Definitions and meanings:
Executive Director:
Executive directors are working employees of an organization who are responsible for the top strategic decision-making. The main domain of an executive director is the effective running of business operations. Each executive director has a specific duty to perform based on his department. Executive directors can also be called as internal directors.
Non-Executive Director:
Non-executive directors make part of the board of directors of a company. They usually do not indulge in the management responsibilities and are primarily responsible for the supervision and aiding of executive directors. Non-executive directors are also called as external directors.
Difference between executive and non executive directors:
The main difference between executive and non-executive directors is explained below:
1. Independence:
Executive directors are internal employees of a company. Therefore, they are not independent when making their decisions and performing administrative duties, whereas non-executive directors are independent external directors, who are specifically appointed to bring an independent external view. As non-executive directors are not dependent upon the company especially in terms of remuneration, they are expected to constructively challenge the policies of executive directors in order to help develop proposals on strategy.
2. Employment:
An executive director is an employee of the company. Therefore, executives are responsible for the management and administration of day-to-day business activities. Non-executive directors are not full-time employees of the company, rather they are appointed by the shareholders. They are appointed for their knowledge, expertise and an independent oversight.
3. Remuneration:
The terms of remuneration of non-executive directors are already decided and are not affected by the performance of company either short-term or long-term.

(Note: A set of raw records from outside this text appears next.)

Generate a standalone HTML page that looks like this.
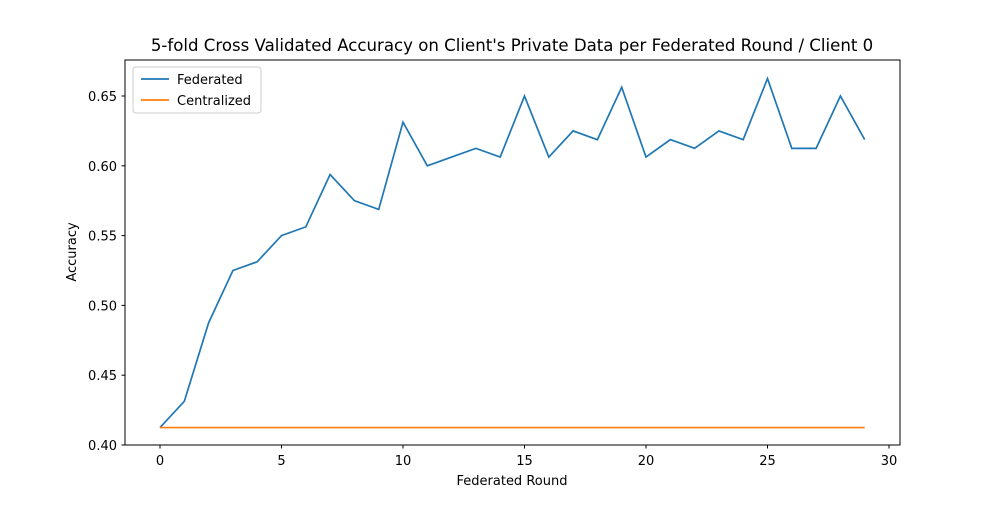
<!DOCTYPE html>
<html><head><meta charset="utf-8"><style>
body{margin:0;background:#fff;font-family:"Liberation Sans","DejaVu Sans",sans-serif}
svg text{font-family:"DejaVu Sans","Liberation Sans",sans-serif}
</style></head><body>
<svg id="chart" width="1000" height="500" xmlns="http://www.w3.org/2000/svg">
<rect width="1000" height="500" fill="#fff"/>
<text x="512" y="51" font-size="16.6" text-anchor="middle">5-fold Cross Validated Accuracy on Client's Private Data per Federated Round / Client 0</text>
<g id="plot"></g>
<rect x="125" y="60" width="775" height="385" fill="none" stroke="#000" stroke-width="1"/>
<text x="512" y="485" font-size="13" text-anchor="middle">Federated Round</text>
<text x="0" y="0" font-size="13" text-anchor="middle" transform="translate(76,252) rotate(-90)">Accuracy</text>
<g>
<rect x="133" y="67" width="128" height="46" rx="3" fill="#fff" stroke="#ccc"/>
<line x1="141" y1="79" x2="169" y2="79" stroke="#1f77b4" stroke-width="1.7"/>
<text x="177" y="84" font-size="13">Federated</text>
<line x1="141" y1="100" x2="169" y2="100" stroke="#ff7f0e" stroke-width="1.7"/>
<text x="177" y="105" font-size="13">Centralized</text>
</g>
</svg>
<script>
const rounds=[0,1,2,3,4,5,6,7,8,9,10,11,12,13,14,15,16,17,18,19,20,21,22,23,24,25,26,27,28,29];
const federated=[0.4125,0.43125,0.4875,0.525,0.53125,0.55,0.55625,0.59375,0.575,0.56875,0.63125,0.6,0.60625,0.6125,0.60625,0.65,0.60625,0.625,0.61875,0.65625,0.60625,0.61875,0.6125,0.625,0.61875,0.6625,0.6125,0.6125,0.65,0.61875];
const centralized=[0.4125,0.4125,0.4125,0.4125,0.4125,0.4125,0.4125,0.4125,0.4125,0.4125,0.4125,0.4125,0.4125,0.4125,0.4125,0.4125,0.4125,0.4125,0.4125,0.4125,0.4125,0.4125,0.4125,0.4125,0.4125,0.4125,0.4125,0.4125,0.4125,0.4125];
const xTicks=[0,5,10,15,20,25,30];
const yTicks=[0.40,0.45,0.50,0.55,0.60,0.65];
const NS="http://www.w3.org/2000/svg";
const xs=v=>160+(v-0)*(889-160)/30;
const ys=v=>445-(v-0.40)*(349/0.25);
const g=document.getElementById('plot');
function mk(t,a){const e=document.createElementNS(NS,t);for(const k in a)e.setAttribute(k,a[k]);g.appendChild(e);return e;}
xTicks.forEach(t=>{
 const l=mk('line',{x1:xs(t),x2:xs(t),y1:445,y2:448.5,stroke:'#000'});
 
 
 const tx=mk('text',{x:xs(t),y:465,'font-size':13,'text-anchor':'middle'});tx.textContent=t;
 
 
});
yTicks.forEach(t=>{
 const l=mk('line',{x1:121.5,x2:125,y1:ys(t),y2:ys(t),stroke:'#000'});
 
 
 const tx=mk('text',{x:117,y:ys(t)+5,'font-size':13,'text-anchor':'end'});tx.textContent=t.toFixed(2);
 
 
});
function line(vals,color,name){
 const p=mk('polyline',{points:vals.map((v,i)=>xs(rounds[i])+','+ys(v)).join(' '),fill:'none',stroke:color,'stroke-width':1.7});
 
 
}
line(federated,'#1f77b4','federated-line');
line(centralized,'#ff7f0e','centralized-line');
</script>
</body></html>
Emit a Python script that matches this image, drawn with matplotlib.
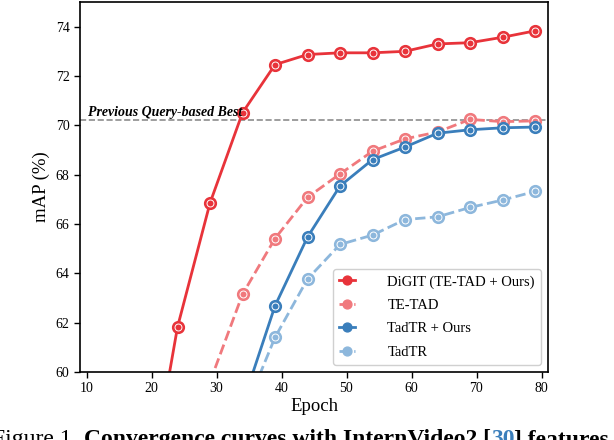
import matplotlib
matplotlib.use("Agg")
import matplotlib.pyplot as plt
from matplotlib.legend_handler import HandlerTuple

plt.rcParams['font.family'] = ['Liberation Serif', 'DejaVu Serif']

# data
ep_digit = [19, 24, 29, 34, 39, 44, 49, 54, 59, 64, 69, 74, 79]
digit = [54.3, 61.82, 66.85, 70.51, 72.46, 72.87, 72.94, 72.94, 73.0, 73.3, 73.35, 73.57, 73.83]

ep_tetad = [29, 34, 39, 44, 49, 54, 59, 64, 69, 74, 79]
tetad = [59.6, 63.15, 65.41, 67.08, 68.03, 68.95, 69.45, 69.73, 70.24, 70.15, 70.18]

ep_tadtr = [34, 39, 44, 49, 54, 59, 64, 69, 74, 79]
tadtr_ours = [58.7, 62.68, 65.47, 67.54, 68.61, 69.12, 69.68, 69.82, 69.9, 69.93]
tadtr = [58.2, 61.4, 63.77, 65.17, 65.55, 66.18, 66.29, 66.67, 66.97, 67.32]

prev_best = 70.22

series = [
    (ep_digit, digit, '#e8333a', '-', 'DiGIT (TE-TAD + Ours)'),
    (ep_tetad, tetad, '#f0797d', '--', 'TE-TAD'),
    (ep_tadtr, tadtr_ours, '#3a7ebb', '-', 'TadTR + Ours'),
    (ep_tadtr, tadtr, '#8db7dc', '--', 'TadTR'),
]

fig = plt.figure(figsize=(6.14, 4.40), dpi=100)
ax = fig.add_axes([80/614, 68/440, 468/614, 370/440])

handles = []
labels = []
for x, y, c, ls, name in series:
    l1, = ax.plot(x, y, color=c, linestyle=ls, linewidth=2.0,
                  marker='o', markersize=8.5, markerfacecolor=c, markeredgecolor=c)
    l2, = ax.plot(x, y, linestyle='none', marker='o', markersize=5,
                  markerfacecolor='none', markeredgecolor='white', markeredgewidth=0.7)
    handles.append((l1, l2))
    labels.append(name)

ax.axhline(prev_best, color='#8c8c8c', linestyle='--', linewidth=1.2, zorder=1)
ax.text(10.2, prev_best + 0.17, 'Previous Query-based Best', fontsize=10,
        fontweight='bold', fontstyle='italic', va='baseline', ha='left')

ax.set_xlim(9, 81)
ax.set_ylim(60, 75)
ax.set_xticks([10, 20, 30, 40, 50, 60, 70, 80])
ax.set_yticks([60, 62, 64, 66, 68, 70, 72, 74])
ax.tick_params(labelsize=10, length=4, width=1)
for s in ax.spines.values():
    s.set_linewidth(1.2)
ax.set_xlabel('Epoch', fontsize=13.5, labelpad=2)
ax.set_ylabel('mAP (%)', fontsize=13.5, labelpad=4)

leg = ax.legend(handles, labels, handler_map={tuple: HandlerTuple(ndivide=None)},
                loc='lower right', fontsize=10.5, handlelength=2.5, handletextpad=0.8,
                markerscale=0.75, framealpha=1, edgecolor='#d0d0d0', fancybox=True,
                borderpad=0.4, labelspacing=0.7)

# caption of the paper figure, cut off at the bottom edge
base_y = 1 - 445/440
fig.text(77/614, base_y, 'Figure 1.', fontsize=17, ha='right', va='baseline')
t1 = fig.text(84/614, base_y, 'Convergence curves with InternVideo2 [', fontsize=17,
              fontweight='bold', ha='left', va='baseline')
fig.canvas.draw()
r = fig.canvas.get_renderer()
bb = t1.get_window_extent(r)
t2 = fig.text(bb.x1 / fig.bbox.width, base_y, '30', fontsize=17, fontweight='bold',
              color='#3a7ebb', ha='left', va='baseline')
fig.canvas.draw()
bb2 = t2.get_window_extent(r)
fig.text(bb2.x1 / fig.bbox.width, base_y, '] features', fontsize=17,
         fontweight='bold', ha='left', va='baseline')

fig.savefig('out.png', dpi=100)
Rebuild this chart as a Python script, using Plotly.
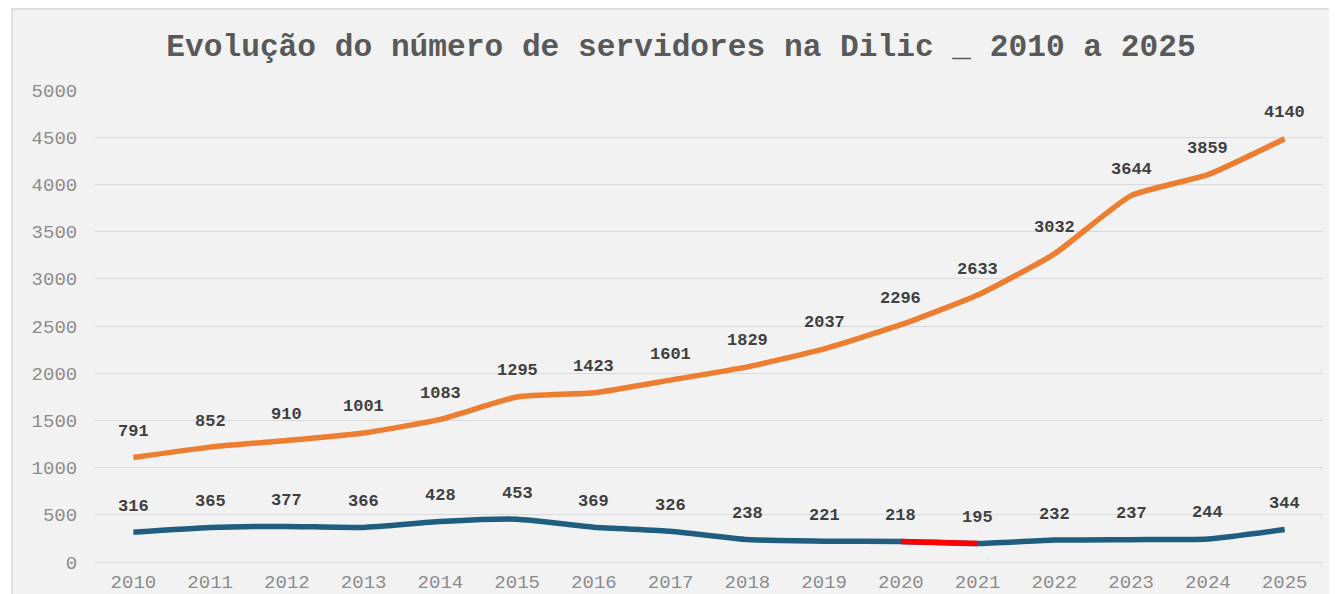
import plotly.graph_objects as go
import numpy as np

years = [str(y) for y in range(2010, 2026)]
blue_vals = [316, 365, 377, 366, 428, 453, 369, 326, 238, 221, 218, 195, 232, 237, 244, 344]
orange_vals = [791, 852, 910, 1001, 1083, 1295, 1423, 1601, 1829, 2037, 2296, 2633, 3032, 3644, 3859, 4140]
highlight_years = ["2020", "2021"]

blue_arr = np.array(blue_vals)
orange_stack = blue_arr + np.array(orange_vals)

MONO = "Courier New, Liberation Mono, monospace"
BLUE = "#1f5e7e"
ORANGE = "#ed7d31"

fig = go.Figure()
fig.add_trace(go.Scatter(x=years, y=orange_stack, mode="lines",
                         line=dict(color=ORANGE, width=5.5, shape="spline", smoothing=0.5),
                         hoverinfo="skip", showlegend=False))
fig.add_trace(go.Scatter(x=years, y=blue_arr, mode="lines",
                         line=dict(color=BLUE, width=5.5, shape="spline", smoothing=0.5),
                         hoverinfo="skip", showlegend=False))
hi_idx = [years.index(y) for y in highlight_years]
fig.add_trace(go.Scatter(x=highlight_years, y=blue_arr[hi_idx], mode="lines",
                         line=dict(color="#ff0000", width=5.5),
                         hoverinfo="skip", showlegend=False))

annotations = []
for i, yr in enumerate(years):
    annotations.append(dict(x=i, y=float(orange_stack[i]), text=str(orange_vals[i]),
                            showarrow=False, yshift=26,
                            font=dict(family=MONO, size=17, color="#404040", weight="bold")))
    annotations.append(dict(x=i, y=float(blue_arr[i]), text=str(blue_vals[i]),
                            showarrow=False, yshift=26,
                            font=dict(family=MONO, size=17, color="#404040", weight="bold")))

fig.update_layout(
    width=1329, height=586,
    margin=dict(l=87, r=14, t=82, b=32),
    paper_bgcolor="white",
    plot_bgcolor="rgba(0,0,0,0)",
    title=dict(text="Evolução do número de servidores na Dilic _ 2010 a 2025",
               x=0.5064, xanchor="center", y=1 - 37 / 586, yanchor="middle",
               font=dict(family=MONO, size=31.2, color="#595959", weight="bold")),
    annotations=annotations,
    shapes=[dict(type="rect", xref="paper", yref="paper", x0=-0.0676, x1=1.05,
                 y0=-0.2, y1=1.172, fillcolor="#f2f2f2",
                 line=dict(color="#d9d9d9", width=1.5), layer="below")],
    xaxis=dict(type="category", range=[-0.5, 15.5], showgrid=False, zeroline=False,
               showline=False, ticks="outside", ticklen=2, tickcolor="rgba(0,0,0,0)",
               automargin=False,
               tickfont=dict(family=MONO, size=19, color="#8c8c8c")),
    yaxis=dict(range=[0, 5000], dtick=500, showgrid=True, gridcolor="#d9d9d9",
               gridwidth=1.2, zeroline=True, zerolinecolor="#d9d9d9", zerolinewidth=1.2,
               ticks="outside", ticklen=13, tickcolor="rgba(0,0,0,0)",
               automargin=False,
               tickfont=dict(family=MONO, size=19, color="#8c8c8c")),
)

fig.write_html("out.html")
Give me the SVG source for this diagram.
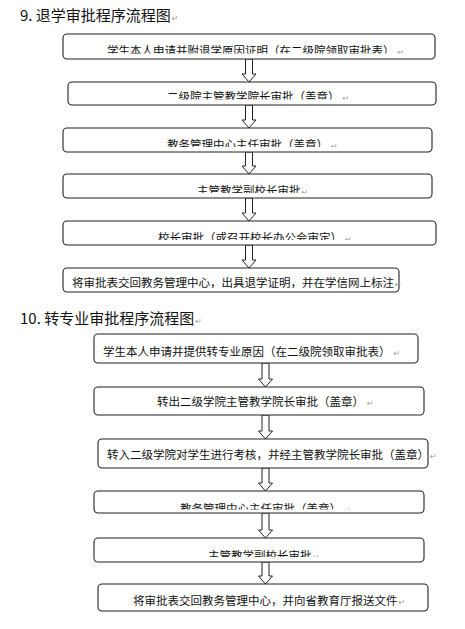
<svg xmlns="http://www.w3.org/2000/svg" width="465" height="629" viewBox="0 0 465 629">
<style>
.box{fill:#fff;stroke:#222;stroke-width:1.1}
.t{font-family:"Noto Sans CJK SC","Noto Sans",sans-serif;font-size:11.5px;fill:#111}
.h{font-family:"Noto Sans CJK SC","Noto Sans",sans-serif;font-size:15px;fill:#111}
.r{font-family:"DejaVu Sans",sans-serif;font-size:8px;fill:#999}
.ar{fill:#fff;stroke:#222;stroke-width:1}
</style>
<defs>
<clipPath id="c1"><rect x="60" y="30" width="380" height="23.5"/></clipPath>
<clipPath id="c2"><rect x="60" y="80" width="380" height="19.5"/></clipPath>
<clipPath id="c3"><rect x="60" y="126" width="380" height="21"/></clipPath>
<clipPath id="c4"><rect x="60" y="172" width="380" height="21"/></clipPath>
<clipPath id="c5"><rect x="60" y="219" width="380" height="21"/></clipPath>
<clipPath id="c10"><rect x="90" y="489" width="340" height="20.5"/></clipPath>
<clipPath id="c11"><rect x="90" y="536" width="340" height="21"/></clipPath>
</defs>
<rect width="465" height="629" fill="#fff"/>
<text class="h" x="20" y="21">9. 退学审批程序流程图<tspan class="r" dx="1">↵</tspan></text>
<text class="h" x="20" y="324">10. 转专业审批程序流程图<tspan class="r" dx="1">↵</tspan></text>

<g id="connectors">
<polygon class="ar" points="245.5,59 252.5,59 252.5,74 256,74 249,82 242,74 245.5,74"/>
<polygon class="ar" points="245.5,105 252.5,105 252.5,120 256,120 249,128 242,120 245.5,120"/>
<polygon class="ar" points="245.5,152 252.5,152 252.5,166 256,166 249,174 242,166 245.5,166"/>
<polygon class="ar" points="245.5,198 252.5,198 252.5,213 256,213 249,221 242,213 245.5,213"/>
<polygon class="ar" points="245.5,245 252.5,245 252.5,260 256,260 249,268 242,260 245.5,260"/>
<polygon class="ar" points="262,363 269,363 269,379 272.5,379 265.5,387 258.5,379 262,379"/>
<polygon class="ar" points="262,415 269,415 269,431 272.5,431 265.5,439 258.5,431 262,431"/>
<polygon class="ar" points="262,468 269,468 269,483 272.5,483 265.5,491 258.5,483 262,483"/>
<polygon class="ar" points="262,513 269,513 269,530 272.5,530 265.5,538 258.5,530 262,530"/>
<polygon class="ar" points="262,562 269,562 269,576 272.5,576 265.5,584 258.5,576 262,576"/>
</g>

<g id="n1"><rect class="box" x="63" y="34" width="372" height="25" rx="4"/>
<text class="t" x="107" y="55" clip-path="url(#c1)">学生本人申请并附退学原因证明（在二级院领取审批表）<tspan class="r" dx="3">↵</tspan></text></g>
<g id="n2"><rect class="box" x="68" y="82" width="368" height="23" rx="4"/>
<text class="t" x="167" y="100.5" clip-path="url(#c2)">二级院主管教学院长审批（盖章）<tspan class="r" dx="3">↵</tspan></text></g>
<g id="n3"><rect class="box" x="63" y="128" width="369" height="24" rx="4"/>
<text class="t" x="167" y="148.5" clip-path="url(#c3)">教务管理中心主任审批（盖章）<tspan class="r" dx="3">↵</tspan></text></g>
<g id="n4"><rect class="box" x="63" y="174" width="369" height="24" rx="4"/>
<text class="t" x="197" y="194.5" clip-path="url(#c4)">主管教学副校长审批<tspan class="r" dx="1">↵</tspan></text></g>
<g id="n5"><rect class="box" x="63" y="221" width="373" height="24" rx="4"/>
<text class="t" x="158" y="241.5" clip-path="url(#c5)">校长审批（或召开校长办公会审定）<tspan class="r" dx="3">↵</tspan></text></g>
<g id="n6"><rect class="box" x="63" y="268" width="336" height="24" rx="4"/>
<text class="t" x="72" y="287">将审批表交回教务管理中心，出具退学证明，并在学信网上标注<tspan class="r" dx="1">↵</tspan></text></g>

<g id="n7"><rect class="box" x="94" y="334" width="324" height="29" rx="4"/>
<text class="t" x="103" y="356">学生本人申请并提供转专业原因（在二级院领取审批表）<tspan class="r" dx="3">↵</tspan></text></g>
<g id="n8"><rect class="box" x="94" y="387" width="330" height="28" rx="4"/>
<text class="t" x="157" y="406">转出二级学院主管教学院长审批（盖章）<tspan class="r" dx="3">↵</tspan></text></g>
<g id="n9"><rect class="box" x="98" y="439" width="330" height="29" rx="4"/>
<text class="t" x="107" y="459">转入二级学院对学生进行考核，并经主管教学院长审批（盖章）<tspan class="r" dx="1">↵</tspan></text></g>
<g id="n10"><rect class="box" x="94" y="491" width="330" height="22" rx="4"/>
<text class="t" x="180" y="512.5" clip-path="url(#c10)">教务管理中心主任审批（盖章）<tspan class="r" dx="3">↵</tspan></text></g>
<g id="n11"><rect class="box" x="94" y="538" width="330" height="24" rx="4"/>
<text class="t" x="208" y="559.5" clip-path="url(#c11)">主管教学副校长审批<tspan class="r" dx="1">↵</tspan></text></g>
<g id="n12"><rect class="box" x="98" y="584" width="330" height="27" rx="4"/>
<text class="t" x="133" y="605">将审批表交回教务管理中心，并向省教育厅报送文件<tspan class="r" dx="1">↵</tspan></text></g>
</svg>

Non-executive directors are paid their service fee based on the complexity of their role and the term of their appointment. Executive directors usually have a salary package which consists a mix of fixed salary, commissions and incentives based on company performance, share option schemes and other perks and benefits.
4. Leadership and Roles:
Every board appoints a CEO or ‘Chief Executive Officer’ and a ‘Chairman’. CEO is also called as an MD (Managing Director). CEO is appointed amongst one of the ‘executive directors’ and is responsible for making major corporate decisions and managing the operations of all the departments of the company. However, the ‘Chairman’ of the board is a ‘non-executive director’ and is responsible for effective running of board proceedings.Other than the chairman, non-executive directors appoint a SID or ‘Senior Independent Director’. SID is expected to serve as an intermediary amongst directors where necessary. An SID also serves as ‘Acting Chairman’, if Chairman is unavailable.
5. Nomination:
Executive directors are appointed by the shareholders. In larger companies shareholders normally delegate the duty to appoint these directors to board of directors which in turn delegate the task to the ‘nomination committee’ which is comprised of non-executive directors to ensure transparency in appointments of executives. The non-executive directors are nominated by shareholders and are issued a LOA (Letter of Appointment). If an ad hoc situation arises, a director can be either appointed by the other directors or the government of respective jurisdiction.
Conclusion:
Directors are the primary agents in a company that act on behalf of shareholders. A company must have a reasonable number of total directors. According to the principles of corporate governance, board of directors of any company must have an equal split of executive and non-executive directors. This control makes it viable that no group of directors outweigh others and a certain level of balance is maintained. Although non-executive directors do not take part in the day-to-day operations of business they are responsible for aiding executive directors in making strategic decisions based on their risk assessment and long-term strategic vision.